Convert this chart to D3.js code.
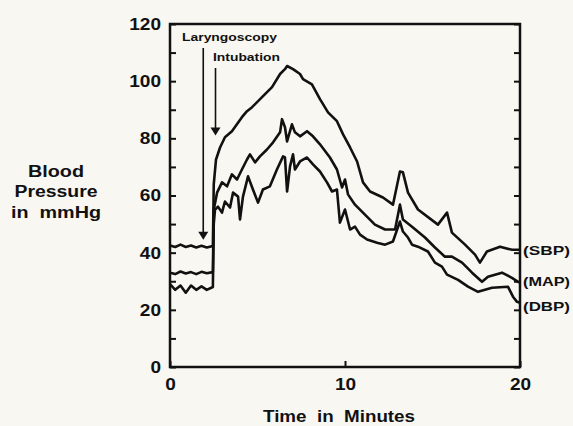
<!DOCTYPE html>
<html>
<head>
<meta charset="utf-8">
<script src="https://cdn.jsdelivr.net/npm/d3@7"></script>
<style>
  body { margin: 0; background: #f8f7f2; }
  text { font-family: "Liberation Sans", Arial, sans-serif; font-weight: bold; fill: #111; white-space: pre; }
</style>
</head>
<body>
<svg id="chart" width="573" height="426"></svg>
<script>
// values: [minutes, mmHg]
const sbp = [[0,42.5],[0.3,42],[0.6,42.8],[0.9,42],[1.2,42.5],[1.5,41.8],[1.8,42.4],[2.1,41.8],[2.45,42.3],
  [2.5,63.9],[2.63,72.6],[2.86,76.8],[3.14,80.4],[3.54,82.5],[4.11,87.4],[4.4,89.5],[4.69,90.9],[5.26,94.4],
  [5.83,97.9],[6.29,102.5],[6.57,104.2],[6.69,105.3],[7.03,104.2],[7.43,102.5],[7.6,100.7],[8.11,98.9],
  [8.57,93.7],[9.03,89.1],[9.54,86],[9.89,81.4],[10.29,76.8],[10.69,71.9],[11.03,64.6],[11.43,61.4],
  [12.17,59.3],[12.74,56.8],[13.14,68.4],[13.31,68.1],[13.6,61],[14.17,55.1],[15.31,49.8],[15.83,54],
  [16.11,47],[16.86,42.8],[17.43,39.3],[17.71,36.5],[18.11,40.4],[18.86,42.1],[19.54,41],[20,41]];

const map = [[0,33],[0.3,32.5],[0.6,33.4],[0.9,32.7],[1.2,33.2],[1.5,32.5],[1.8,33.3],[2.1,32.8],[2.45,33.2],
  [2.5,55],[2.69,61],[2.97,64.6],[3.26,63.2],[3.54,67.4],[3.83,65.6],[4.11,69.1],[4.4,72.6],[4.57,74.4],
  [4.86,71.6],[5.14,73.7],[5.54,76.1],[5.89,78.6],[6.29,82.1],[6.4,86.7],[6.57,83.9],[6.69,78.9],[6.97,84.9],
  [7.14,82.1],[7.43,80.7],[7.83,82.5],[8.17,80.7],[8.57,77.9],[9.14,73.3],[9.54,69.1],[9.83,62.8],[10,65.6],
  [10.17,60.4],[10.57,56.8],[11.14,53.3],[11.71,49.8],[12.29,48.1],[12.86,48.1],[13.14,56.8],[13.31,51.6],
  [13.83,49.1],[14.57,45.3],[15.14,41.8],[15.71,38.6],[16.11,38.6],[16.69,36.5],[17.26,33],[17.83,29.8],
  [18.17,31.6],[18.97,33],[19.54,31.2],[19.89,29.8],[20,29.5]];

const dbp = [[0,29],[0.3,27],[0.6,28.5],[0.9,26],[1.2,28.5],[1.5,27],[1.8,28.2],[2.1,27],[2.45,28],
  [2.5,50],[2.57,55],[2.74,56.1],[2.97,54],[3.14,57.9],[3.43,55.8],[3.6,61],[3.89,59.6],[4,51.6],[4.17,59.6],
  [4.46,66.7],[4.74,62.1],[5.03,57.5],[5.31,62.1],[5.71,63.2],[6.11,69.1],[6.46,73.7],[6.57,73.3],[6.69,61.4],
  [6.86,70.2],[7.03,74.4],[7.14,69.1],[7.43,71.9],[7.83,73.3],[8.17,70.9],[8.57,68.4],[8.97,64.6],[9.26,61.4],
  [9.54,62.1],[9.71,50.5],[10,55.1],[10.29,48.1],[10.57,49.1],[10.86,46.3],[11.26,44.6],[11.83,43.5],
  [12.29,42.8],[12.74,43.9],[13.14,50.9],[13.31,47.4],[13.6,45.3],[13.83,42.8],[14.17,42.1],[14.74,40.4],
  [15.14,36.5],[15.54,35.1],[15.83,32.3],[16.46,30.5],[17.03,28.1],[17.6,26.3],[18.4,27.7],[19.31,28.1],
  [19.6,24.6],[19.83,22.8],[20,22.5]];

const seriesNames = ["(SBP)", "(MAP)", "(DBP)"];
const xTicks = [0, 10, 20];
const yTicks = [0, 10, 20, 30, 40, 50, 60, 70, 80, 90, 100, 110, 120];
// events: [label, minute, mmHg the arrow points to]
const events = [["Laryngoscopy", 1.9, 44.5], ["Intubation", 2.6, 81]];

let svg = d3.select("#chart");
let x = d3.scaleLinear().domain([0, 20]).range([170, 520]);
let y = d3.scaleLinear().domain([0, 120]).range([367, 24]);

svg.append("rect").attr("width", 573).attr("height", 426).attr("fill", "#f8f7f2");

// frame
svg.append("rect")
  .attr("x", x(0)).attr("y", y(120))
  .attr("width", x(20) - x(0)).attr("height", y(0) - y(120))
  .attr("fill", "none").attr("stroke", "#111").attr("stroke-width", 2.5);

let yAxis = svg.append("g").attr("transform", "translate(" + x(0) + ",0)")
  .call(d3.axisLeft(y).tickValues(yTicks).tickSize(-6).tickPadding(9)
    .tickFormat(d => d % 20 === 0 ? d : ""));
yAxis.select(".domain").remove();
yAxis.selectAll("line").attr("stroke", "#111").attr("stroke-width", 2);
yAxis.selectAll("text").attr("font-size", 17).attr("fill", "#111")
  .attr("textLength", d => d % 20 === 0 ? String(d).length * 10.6 : null)
  .attr("lengthAdjust", "spacingAndGlyphs");

let rAxis = svg.append("g").attr("transform", "translate(" + x(20) + ",0)")
  .call(d3.axisRight(y).tickValues(yTicks).tickSize(-6).tickFormat(""));
rAxis.select(".domain").remove();
rAxis.selectAll("line").attr("stroke", "#111").attr("stroke-width", 2);

let xAxis = svg.append("g").attr("transform", "translate(0," + y(0) + ")")
  .call(d3.axisBottom(x).tickValues(xTicks).tickSize(-6).tickPadding(11).tickFormat(d => d));
xAxis.select(".domain").remove();
xAxis.selectAll("line").attr("stroke", "#111").attr("stroke-width", 2);
xAxis.selectAll("text").attr("font-size", 17).attr("fill", "#111")
  .attr("textLength", d => String(d).length * 10.6)
  .attr("lengthAdjust", "spacingAndGlyphs");

// lines
let line = d3.line().x(d => x(d[0])).y(d => y(d[1]));
[sbp, map, dbp].forEach(s => {
  svg.append("path").datum(s)
    .attr("d", line)
    .attr("fill", "none").attr("stroke", "#111")
    .attr("stroke-width", 2.6).attr("stroke-linejoin", "round");
});

// series labels at right
let ends = [sbp, map, dbp].map(s => s[s.length - 1][1]);
let labelY = [ends[0], ends[1] + 0.5, ends[2] - 1];
seriesNames.forEach((n, i) => {
  svg.append("text").attr("x", x(20) + 3).attr("y", y(labelY[i]) + 5)
    .attr("font-size", 13).attr("textLength", 47).attr("lengthAdjust", "spacingAndGlyphs")
    .text(n);
});

// event arrows
let textY = [41, 61];
let textX = [182, 213];
let textW = [95, 67];
let arrowTop = [48, 68];
events.forEach((e, i) => {
  let ax = x(e[1]), tip = y(e[2]);
  svg.append("text").attr("x", textX[i]).attr("y", textY[i])
    .attr("font-size", 11.5).attr("textLength", textW[i]).attr("lengthAdjust", "spacingAndGlyphs")
    .text(e[0]);
  svg.append("line").attr("x1", ax).attr("x2", ax).attr("y1", arrowTop[i]).attr("y2", tip - 6)
    .attr("stroke", "#111").attr("stroke-width", 1.6);
  svg.append("path")
    .attr("d", "M" + (ax - 5) + "," + (tip - 8) + "L" + (ax + 5) + "," + (tip - 8) + "L" + ax + "," + tip + "Z")
    .attr("fill", "#111");
});

// axis titles
let yTitle = [["Blood", 177, 56], ["Pressure", 197, 83], ["in  mmHg", 218, 90]];
yTitle.forEach(t => {
  svg.append("text").attr("x", 56).attr("y", t[1]).attr("text-anchor", "middle")
    .attr("font-size", 16).attr("textLength", t[2]).attr("lengthAdjust", "spacingAndGlyphs")
    .text(t[0]);
});
svg.append("text").attr("x", 339).attr("y", 422).attr("text-anchor", "middle")
  .attr("font-size", 16).attr("textLength", 152).attr("lengthAdjust", "spacingAndGlyphs")
  .text("Time  in  Minutes");
</script>
</body>
</html>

> **Your goal**
Please take the lines from the beginning of the data above through the line holding "[18.17,31.6],[18.97,33],[19.54,31.2],[19.89,29.8],[20,29.5]];" and transcribe them exactly, without any pictures.

> **Output below**
Convert this chart to D3.js code.
<!DOCTYPE html>
<html>
<head>
<meta charset="utf-8">
<script src="https://cdn.jsdelivr.net/npm/d3@7"></script>
<style>
  body { margin: 0; background: #f8f7f2; }
  text { font-family: "Liberation Sans", Arial, sans-serif; font-weight: bold; fill: #111; white-space: pre; }
</style>
</head>
<body>
<svg id="chart" width="573" height="426"></svg>
<script>
// values: [minutes, mmHg]
const sbp = [[0,42.5],[0.3,42],[0.6,42.8],[0.9,42],[1.2,42.5],[1.5,41.8],[1.8,42.4],[2.1,41.8],[2.45,42.3],
  [2.5,63.9],[2.63,72.6],[2.86,76.8],[3.14,80.4],[3.54,82.5],[4.11,87.4],[4.4,89.5],[4.69,90.9],[5.26,94.4],
  [5.83,97.9],[6.29,102.5],[6.57,104.2],[6.69,105.3],[7.03,104.2],[7.43,102.5],[7.6,100.7],[8.11,98.9],
  [8.57,93.7],[9.03,89.1],[9.54,86],[9.89,81.4],[10.29,76.8],[10.69,71.9],[11.03,64.6],[11.43,61.4],
  [12.17,59.3],[12.74,56.8],[13.14,68.4],[13.31,68.1],[13.6,61],[14.17,55.1],[15.31,49.8],[15.83,54],
  [16.11,47],[16.86,42.8],[17.43,39.3],[17.71,36.5],[18.11,40.4],[18.86,42.1],[19.54,41],[20,41]];

const map = [[0,33],[0.3,32.5],[0.6,33.4],[0.9,32.7],[1.2,33.2],[1.5,32.5],[1.8,33.3],[2.1,32.8],[2.45,33.2],
  [2.5,55],[2.69,61],[2.97,64.6],[3.26,63.2],[3.54,67.4],[3.83,65.6],[4.11,69.1],[4.4,72.6],[4.57,74.4],
  [4.86,71.6],[5.14,73.7],[5.54,76.1],[5.89,78.6],[6.29,82.1],[6.4,86.7],[6.57,83.9],[6.69,78.9],[6.97,84.9],
  [7.14,82.1],[7.43,80.7],[7.83,82.5],[8.17,80.7],[8.57,77.9],[9.14,73.3],[9.54,69.1],[9.83,62.8],[10,65.6],
  [10.17,60.4],[10.57,56.8],[11.14,53.3],[11.71,49.8],[12.29,48.1],[12.86,48.1],[13.14,56.8],[13.31,51.6],
  [13.83,49.1],[14.57,45.3],[15.14,41.8],[15.71,38.6],[16.11,38.6],[16.69,36.5],[17.26,33],[17.83,29.8],
  [18.17,31.6],[18.97,33],[19.54,31.2],[19.89,29.8],[20,29.5]];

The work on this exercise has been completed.